=== Exercise requirements ===
Transcribe exactly the lines from the one containing "Write the D3.js code for this chart." through the one containing "var avgY = y(avgValue);", both included, and leave out any pictures.

Figure scripts

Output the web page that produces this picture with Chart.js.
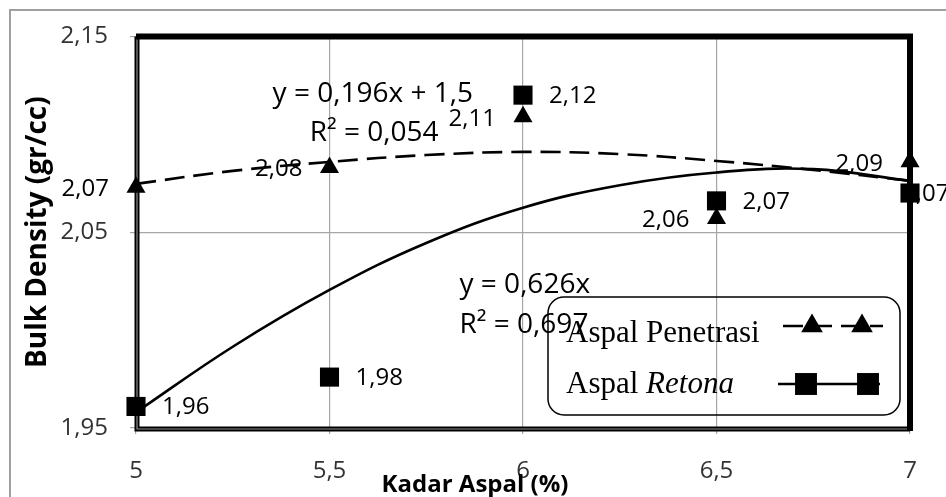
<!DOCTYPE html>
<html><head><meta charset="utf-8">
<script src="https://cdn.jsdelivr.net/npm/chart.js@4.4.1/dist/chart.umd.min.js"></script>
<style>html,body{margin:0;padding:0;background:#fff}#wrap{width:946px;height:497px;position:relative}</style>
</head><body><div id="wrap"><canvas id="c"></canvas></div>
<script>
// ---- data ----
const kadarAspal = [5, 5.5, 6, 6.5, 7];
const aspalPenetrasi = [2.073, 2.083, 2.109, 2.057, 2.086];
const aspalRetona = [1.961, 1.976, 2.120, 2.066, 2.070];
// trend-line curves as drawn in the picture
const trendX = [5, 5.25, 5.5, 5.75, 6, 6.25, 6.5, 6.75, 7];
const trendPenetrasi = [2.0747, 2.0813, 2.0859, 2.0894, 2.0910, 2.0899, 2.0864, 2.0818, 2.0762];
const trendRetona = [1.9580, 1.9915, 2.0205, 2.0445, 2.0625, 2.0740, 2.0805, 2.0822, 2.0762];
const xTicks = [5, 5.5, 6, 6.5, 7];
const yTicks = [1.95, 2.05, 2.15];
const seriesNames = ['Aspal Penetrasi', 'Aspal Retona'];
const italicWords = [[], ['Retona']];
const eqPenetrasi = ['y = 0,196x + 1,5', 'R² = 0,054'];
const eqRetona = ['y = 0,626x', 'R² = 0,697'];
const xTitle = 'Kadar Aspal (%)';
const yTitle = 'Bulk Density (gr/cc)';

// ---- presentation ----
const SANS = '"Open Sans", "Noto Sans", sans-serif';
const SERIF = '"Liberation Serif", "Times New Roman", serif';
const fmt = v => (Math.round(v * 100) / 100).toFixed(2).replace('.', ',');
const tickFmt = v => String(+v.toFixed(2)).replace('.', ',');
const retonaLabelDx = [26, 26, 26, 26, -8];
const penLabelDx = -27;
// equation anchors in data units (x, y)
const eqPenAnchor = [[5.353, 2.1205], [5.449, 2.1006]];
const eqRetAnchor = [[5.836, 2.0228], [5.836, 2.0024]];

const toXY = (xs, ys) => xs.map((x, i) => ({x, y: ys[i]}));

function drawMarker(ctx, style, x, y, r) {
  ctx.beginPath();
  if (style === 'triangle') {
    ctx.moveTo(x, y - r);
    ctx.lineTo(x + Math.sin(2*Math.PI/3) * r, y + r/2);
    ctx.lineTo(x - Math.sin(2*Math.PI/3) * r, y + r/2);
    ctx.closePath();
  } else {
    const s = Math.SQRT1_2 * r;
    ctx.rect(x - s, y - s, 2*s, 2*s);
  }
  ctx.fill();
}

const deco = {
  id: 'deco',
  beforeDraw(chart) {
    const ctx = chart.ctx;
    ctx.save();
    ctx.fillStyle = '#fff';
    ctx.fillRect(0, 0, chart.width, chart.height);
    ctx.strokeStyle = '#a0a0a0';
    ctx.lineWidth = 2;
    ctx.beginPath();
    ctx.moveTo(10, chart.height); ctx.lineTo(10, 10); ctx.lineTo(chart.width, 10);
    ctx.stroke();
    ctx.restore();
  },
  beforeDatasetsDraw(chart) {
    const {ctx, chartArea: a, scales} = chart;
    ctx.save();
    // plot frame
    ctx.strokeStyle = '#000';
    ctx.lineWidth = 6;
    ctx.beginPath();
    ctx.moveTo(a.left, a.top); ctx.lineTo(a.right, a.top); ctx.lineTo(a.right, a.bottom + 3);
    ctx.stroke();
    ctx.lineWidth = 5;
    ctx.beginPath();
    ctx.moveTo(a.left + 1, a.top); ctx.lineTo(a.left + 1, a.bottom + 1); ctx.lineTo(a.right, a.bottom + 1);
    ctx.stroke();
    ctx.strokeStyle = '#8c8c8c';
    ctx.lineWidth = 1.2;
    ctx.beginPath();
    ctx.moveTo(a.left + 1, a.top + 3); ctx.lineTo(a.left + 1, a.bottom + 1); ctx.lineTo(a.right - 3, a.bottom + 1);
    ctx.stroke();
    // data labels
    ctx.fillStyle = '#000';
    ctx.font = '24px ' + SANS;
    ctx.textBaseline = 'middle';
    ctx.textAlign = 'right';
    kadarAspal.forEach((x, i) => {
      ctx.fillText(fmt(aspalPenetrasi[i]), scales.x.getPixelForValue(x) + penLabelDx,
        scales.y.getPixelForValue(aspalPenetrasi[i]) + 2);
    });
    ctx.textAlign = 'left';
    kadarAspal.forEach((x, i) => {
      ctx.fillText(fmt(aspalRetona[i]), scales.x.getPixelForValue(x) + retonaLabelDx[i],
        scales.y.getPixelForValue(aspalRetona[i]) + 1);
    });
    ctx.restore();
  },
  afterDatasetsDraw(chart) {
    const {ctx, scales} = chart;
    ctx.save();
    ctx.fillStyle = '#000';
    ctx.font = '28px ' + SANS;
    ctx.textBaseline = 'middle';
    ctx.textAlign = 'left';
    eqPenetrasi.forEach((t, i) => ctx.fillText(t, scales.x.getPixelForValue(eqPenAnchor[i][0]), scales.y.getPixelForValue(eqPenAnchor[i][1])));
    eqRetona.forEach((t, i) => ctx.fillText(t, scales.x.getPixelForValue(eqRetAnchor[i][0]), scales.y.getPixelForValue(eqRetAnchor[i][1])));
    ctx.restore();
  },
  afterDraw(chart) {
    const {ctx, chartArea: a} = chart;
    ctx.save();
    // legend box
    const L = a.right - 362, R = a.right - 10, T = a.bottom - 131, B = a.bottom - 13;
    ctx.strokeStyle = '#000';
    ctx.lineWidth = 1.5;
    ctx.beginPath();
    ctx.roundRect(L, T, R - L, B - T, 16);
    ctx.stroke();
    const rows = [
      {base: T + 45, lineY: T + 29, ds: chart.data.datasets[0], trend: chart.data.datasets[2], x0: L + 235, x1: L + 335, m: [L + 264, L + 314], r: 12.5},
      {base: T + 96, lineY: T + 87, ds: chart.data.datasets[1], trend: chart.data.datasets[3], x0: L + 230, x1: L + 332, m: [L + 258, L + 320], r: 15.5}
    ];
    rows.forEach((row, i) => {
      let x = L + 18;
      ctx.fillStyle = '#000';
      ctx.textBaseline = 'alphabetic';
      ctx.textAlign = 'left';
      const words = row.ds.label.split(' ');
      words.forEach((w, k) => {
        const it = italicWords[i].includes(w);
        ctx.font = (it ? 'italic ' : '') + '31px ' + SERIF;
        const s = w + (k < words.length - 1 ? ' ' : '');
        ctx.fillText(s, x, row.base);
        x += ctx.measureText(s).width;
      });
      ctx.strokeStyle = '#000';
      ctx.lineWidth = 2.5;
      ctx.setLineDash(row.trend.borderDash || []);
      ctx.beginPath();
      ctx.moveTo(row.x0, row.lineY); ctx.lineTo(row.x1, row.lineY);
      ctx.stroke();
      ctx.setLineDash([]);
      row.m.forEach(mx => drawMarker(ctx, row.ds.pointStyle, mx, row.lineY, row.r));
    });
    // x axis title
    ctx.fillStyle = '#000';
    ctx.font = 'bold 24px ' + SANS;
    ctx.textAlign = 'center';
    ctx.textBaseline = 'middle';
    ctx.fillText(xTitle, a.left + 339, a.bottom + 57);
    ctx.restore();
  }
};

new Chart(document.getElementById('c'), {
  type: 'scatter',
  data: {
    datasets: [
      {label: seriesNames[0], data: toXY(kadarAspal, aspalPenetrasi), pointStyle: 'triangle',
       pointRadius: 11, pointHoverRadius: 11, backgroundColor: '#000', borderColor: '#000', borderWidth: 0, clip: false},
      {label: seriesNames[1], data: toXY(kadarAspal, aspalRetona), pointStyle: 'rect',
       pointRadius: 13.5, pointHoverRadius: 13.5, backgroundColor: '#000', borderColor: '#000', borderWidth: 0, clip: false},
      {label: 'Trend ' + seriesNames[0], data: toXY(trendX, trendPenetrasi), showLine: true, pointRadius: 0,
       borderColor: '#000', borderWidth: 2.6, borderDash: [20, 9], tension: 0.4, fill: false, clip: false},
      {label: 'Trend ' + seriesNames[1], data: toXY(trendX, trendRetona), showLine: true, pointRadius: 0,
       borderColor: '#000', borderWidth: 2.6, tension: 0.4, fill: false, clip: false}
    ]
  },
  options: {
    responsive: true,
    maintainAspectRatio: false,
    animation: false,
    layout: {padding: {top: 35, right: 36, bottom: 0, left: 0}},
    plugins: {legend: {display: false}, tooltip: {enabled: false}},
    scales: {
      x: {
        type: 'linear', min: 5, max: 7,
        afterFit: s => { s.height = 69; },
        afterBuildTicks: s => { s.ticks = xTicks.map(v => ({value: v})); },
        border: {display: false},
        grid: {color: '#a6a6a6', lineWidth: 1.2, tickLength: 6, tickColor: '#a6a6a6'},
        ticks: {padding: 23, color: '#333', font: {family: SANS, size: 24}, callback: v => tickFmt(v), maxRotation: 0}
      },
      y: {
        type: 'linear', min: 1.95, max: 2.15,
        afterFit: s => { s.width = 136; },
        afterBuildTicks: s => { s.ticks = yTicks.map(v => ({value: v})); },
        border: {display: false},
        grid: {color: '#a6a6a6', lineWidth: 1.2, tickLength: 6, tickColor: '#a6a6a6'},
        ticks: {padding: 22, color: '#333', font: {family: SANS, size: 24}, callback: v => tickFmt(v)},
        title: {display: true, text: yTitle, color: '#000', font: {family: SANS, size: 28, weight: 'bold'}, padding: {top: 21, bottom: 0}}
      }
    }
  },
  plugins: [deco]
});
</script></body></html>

---

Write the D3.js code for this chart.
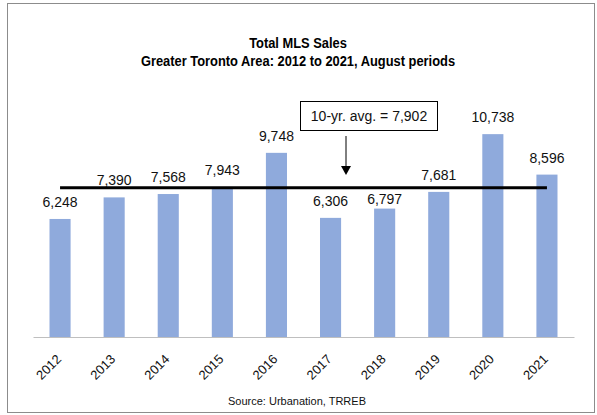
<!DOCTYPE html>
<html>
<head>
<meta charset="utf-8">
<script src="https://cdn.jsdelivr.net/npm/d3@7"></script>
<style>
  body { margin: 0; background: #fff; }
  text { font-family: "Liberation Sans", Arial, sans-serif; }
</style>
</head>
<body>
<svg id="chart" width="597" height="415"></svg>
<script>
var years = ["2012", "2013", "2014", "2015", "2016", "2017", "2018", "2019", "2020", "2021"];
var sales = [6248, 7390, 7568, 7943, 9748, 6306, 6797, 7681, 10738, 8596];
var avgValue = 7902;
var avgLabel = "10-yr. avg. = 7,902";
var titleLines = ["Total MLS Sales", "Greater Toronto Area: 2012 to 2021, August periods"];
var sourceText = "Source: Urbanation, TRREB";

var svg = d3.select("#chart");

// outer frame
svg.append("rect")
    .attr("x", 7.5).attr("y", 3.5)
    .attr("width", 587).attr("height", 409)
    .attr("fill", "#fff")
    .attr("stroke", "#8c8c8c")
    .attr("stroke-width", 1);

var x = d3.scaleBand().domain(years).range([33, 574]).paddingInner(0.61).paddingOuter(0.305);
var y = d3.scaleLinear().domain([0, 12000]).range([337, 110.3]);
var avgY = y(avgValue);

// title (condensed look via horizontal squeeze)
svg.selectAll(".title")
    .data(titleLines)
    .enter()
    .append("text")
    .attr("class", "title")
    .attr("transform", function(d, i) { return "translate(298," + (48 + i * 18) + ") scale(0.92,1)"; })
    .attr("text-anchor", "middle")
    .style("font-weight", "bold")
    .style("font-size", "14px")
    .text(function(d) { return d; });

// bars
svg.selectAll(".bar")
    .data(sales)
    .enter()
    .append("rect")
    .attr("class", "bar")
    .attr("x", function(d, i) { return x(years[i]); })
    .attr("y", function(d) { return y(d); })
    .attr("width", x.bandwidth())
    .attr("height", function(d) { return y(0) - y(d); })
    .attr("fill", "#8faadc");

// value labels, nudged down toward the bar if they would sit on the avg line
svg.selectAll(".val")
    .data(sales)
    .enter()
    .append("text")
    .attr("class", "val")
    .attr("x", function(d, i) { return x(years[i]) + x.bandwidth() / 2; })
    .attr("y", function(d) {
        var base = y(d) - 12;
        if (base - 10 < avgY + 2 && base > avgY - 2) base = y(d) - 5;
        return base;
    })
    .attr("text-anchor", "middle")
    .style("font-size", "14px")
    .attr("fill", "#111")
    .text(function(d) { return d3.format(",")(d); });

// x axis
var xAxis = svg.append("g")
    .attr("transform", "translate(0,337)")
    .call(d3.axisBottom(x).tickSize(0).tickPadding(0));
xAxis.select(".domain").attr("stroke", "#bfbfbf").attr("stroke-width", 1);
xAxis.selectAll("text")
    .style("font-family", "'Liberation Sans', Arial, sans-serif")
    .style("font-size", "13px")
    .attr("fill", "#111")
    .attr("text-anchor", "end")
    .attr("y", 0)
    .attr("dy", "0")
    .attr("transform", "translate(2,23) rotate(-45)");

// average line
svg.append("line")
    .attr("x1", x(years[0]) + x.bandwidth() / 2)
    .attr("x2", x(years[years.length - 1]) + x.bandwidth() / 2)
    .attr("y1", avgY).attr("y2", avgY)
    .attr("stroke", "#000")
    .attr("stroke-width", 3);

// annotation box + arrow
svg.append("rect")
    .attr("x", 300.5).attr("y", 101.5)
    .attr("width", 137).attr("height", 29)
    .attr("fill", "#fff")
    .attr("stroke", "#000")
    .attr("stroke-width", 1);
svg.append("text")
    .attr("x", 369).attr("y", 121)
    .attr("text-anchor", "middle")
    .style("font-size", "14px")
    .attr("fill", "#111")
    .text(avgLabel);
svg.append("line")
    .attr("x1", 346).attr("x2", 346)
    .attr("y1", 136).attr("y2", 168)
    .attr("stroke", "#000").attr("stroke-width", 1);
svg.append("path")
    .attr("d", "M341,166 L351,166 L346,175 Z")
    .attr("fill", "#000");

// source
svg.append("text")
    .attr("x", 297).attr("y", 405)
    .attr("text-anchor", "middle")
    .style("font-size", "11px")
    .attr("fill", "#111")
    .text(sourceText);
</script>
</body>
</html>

=== Solution for this exercise ===
Write the D3.js code for this chart.
<!DOCTYPE html>
<html>
<head>
<meta charset="utf-8">
<script src="https://cdn.jsdelivr.net/npm/d3@7"></script>
<style>
  body { margin: 0; background: #fff; }
  text { font-family: "Liberation Sans", Arial, sans-serif; }
</style>
</head>
<body>
<svg id="chart" width="597" height="415"></svg>
<script>
var years = ["2012", "2013", "2014", "2015", "2016", "2017", "2018", "2019", "2020", "2021"];
var sales = [6248, 7390, 7568, 7943, 9748, 6306, 6797, 7681, 10738, 8596];
var avgValue = 7902;
var avgLabel = "10-yr. avg. = 7,902";
var titleLines = ["Total MLS Sales", "Greater Toronto Area: 2012 to 2021, August periods"];
var sourceText = "Source: Urbanation, TRREB";

var svg = d3.select("#chart");

// outer frame
svg.append("rect")
    .attr("x", 7.5).attr("y", 3.5)
    .attr("width", 587).attr("height", 409)
    .attr("fill", "#fff")
    .attr("stroke", "#8c8c8c")
    .attr("stroke-width", 1);

var x = d3.scaleBand().domain(years).range([33, 574]).paddingInner(0.61).paddingOuter(0.305);
var y = d3.scaleLinear().domain([0, 12000]).range([337, 110.3]);
var avgY = y(avgValue);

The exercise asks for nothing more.